Hooks and lines are about as useless in shad-fishing as nets would be if eels were wanted. Not one of those long rows of shad you see in the markets was caught with a hook. They were all foolish enough to swim straight into nets spread out to trap them, and they hadn't sense enough to swim out again. So when you see Mr. Shaddie served up before you for your breakfast, you may remember that it is because he has more bones than brains that you have a chance to eat him. Mr. Shaddie inherits two fatal features—his lack of brains and the breadth of his shoulders. One gets him tangled up in fish-nets, and the other prevents his getting out again. Were it not for this, shad would be as scarce in the market as terrapin.

Just as soon as the last ice has left the rivers the shad-fishermen begin to prepare for the fishing season. They must make the most of the few weeks while it lasts, so they never fail to have all their nets ready as soon as the shad begin to "run"—as they call it when the fish commence to swim up the rivers.

There are two ways of catching shad—by small nets set on poles, and with "seine" nets.
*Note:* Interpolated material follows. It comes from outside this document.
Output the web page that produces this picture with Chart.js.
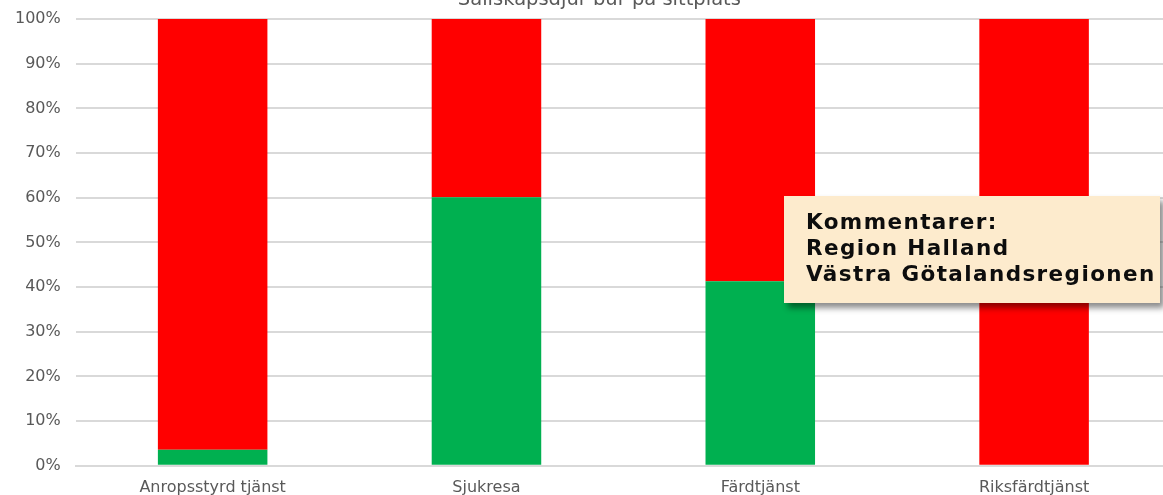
<!DOCTYPE html>
<html>
<head>
<meta charset="utf-8">
<script src="https://cdn.jsdelivr.net/npm/chart.js@4.4.1/dist/chart.umd.min.js"></script>
<style>
  html, body { margin: 0; padding: 0; background: #fff; overflow: hidden; width: 1163px; height: 495px; }
  #wrap { position: absolute; left: 0; top: -20px; width: 1200px; height: 530px; }
  #note {
    position: absolute; left: 784px; top: 196px; width: 376px; height: 107px;
    background: #fdebcd; box-shadow: 4px 5px 6px rgba(0,0,0,0.45);
    font-family: "DejaVu Sans", sans-serif; font-weight: bold; font-size: 21.5px;
    letter-spacing: 1.4px; color: #0d0d0d; line-height: 26px;
    box-sizing: border-box; padding: 13px 0 0 22px; white-space: nowrap;
  }
</style>
</head>
<body>
<div id="wrap"><canvas id="chart" width="1200" height="530"></canvas></div>
<div id="note">Kommentarer:<br>Region Halland<br>Västra Götalandsregionen</div>
<script>
var categories = ["Anropsstyrd tjänst", "Sjukresa", "Färdtjänst", "Riksfärdtjänst"];
var greenValues = [3.6, 60.1, 41.3, 0];
var redValues = [96.4, 39.9, 58.7, 100];
var yTicks = [0, 10, 20, 30, 40, 50, 60, 70, 80, 90, 100];
var chartTitle = "Sällskapsdjur bur på sittplats";

var font = "'DejaVu Sans', sans-serif";

// title sits a bit left of the plot centre, like the original
var topTitle = {
    id: "topTitle",
    afterDraw: function(chart) {
        var c = chart.ctx, a = chart.chartArea;
        c.save();
        c.font = "19.5px " + font;
        c.fillStyle = "#595959";
        c.textAlign = "center";
        c.textBaseline = "alphabetic";
        c.fillText(chartTitle, (a.left + a.right) / 2 - 24, a.top - 14);
        c.restore();
    }
};

var ctx = document.getElementById("chart").getContext("2d");
var myChart = new Chart(ctx, {
    type: "bar",
    data: {
        labels: categories,
        datasets: [
            { label: "Ja", data: greenValues, backgroundColor: "#00b050", barPercentage: 0.4, categoryPercentage: 1 },
            { label: "Nej", data: redValues, backgroundColor: "#ff0000", barPercentage: 0.4, categoryPercentage: 1 }
        ]
    },
    plugins: [topTitle],
    options: {
        responsive: false,
        animation: false,
        layout: { padding: { left: 0, right: 29, top: 39, bottom: 9 } },
        plugins: {
            legend: { display: false },
            tooltip: { enabled: false },
            title: { display: false }
        },
        scales: {
            x: {
                stacked: true,
                grid: { display: false },
                border: { color: "#d9d9d9", width: 2 },
                ticks: { color: "#595959", font: { family: font, size: 16 }, padding: 4, maxRotation: 0 }
            },
            y: {
                stacked: true,
                min: 0,
                max: 100,
                afterBuildTicks: function(axis) {
                    axis.ticks = yTicks.map(function(v) { return { value: v }; });
                },
                grid: { color: "#d9d9d9", lineWidth: 2, drawTicks: false },
                border: { display: false },
                ticks: {
                    color: "#595959",
                    font: { family: font, size: 16 },
                    padding: 15,
                    callback: function(v) { return v + "%"; }
                }
            }
        }
    }
});
</script>
</body>
</html>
Most of the fish we see in the markets are taken in the small nets, as the poles are always used in the rivers where the current runs too fast for the "seines." These poles are simply long saplings, like telegraph poles, with their lower ends sharpened so as to stick up in the muddy bottom. The fishermen pick out some part of the river where their nets are not likely to be torn and broken up by passing boats, and then drive down their poles in long rows.

DRIVING A STAKE.

These poles are generally "planted" in water forty or fifty feet deep, so it is not easy to drive them into the bottom so far under the water. Pontoon boats, built by joining two scows or row-boats together, are anchored at the place selected for the row, and the sharpened ends of the long saplings are pushed into the ground. A crossbar is fastened to one of the poles, high out of water, and the fishermen jump up and down on this until the sapling is driven down firmly into the mud. There are anywhere from twenty to forty of these poles in a row, and they are placed about thirty feet from each other.

At the first sign of the fish the nets are set out on these poles. These shad-nets are like enormous fly-traps, open at one end. The meshes are large enough to let the shad put their foolish heads in the nooses, but not big enough to let their shoulders through. The top and bottom of each net are fastened to two long ropes, and the ends of these ropes are tied to wooden rings like barrel hoops, slid over the poles, and sunk down under the surface of the water by weights. So the open end of each net is stretched between two poles, and the meshes belly out with the swift current like a big bag. All along the row these nets are fixed by the fishermen soon after the tide has turned, and then they go ashore to wait for the next tide.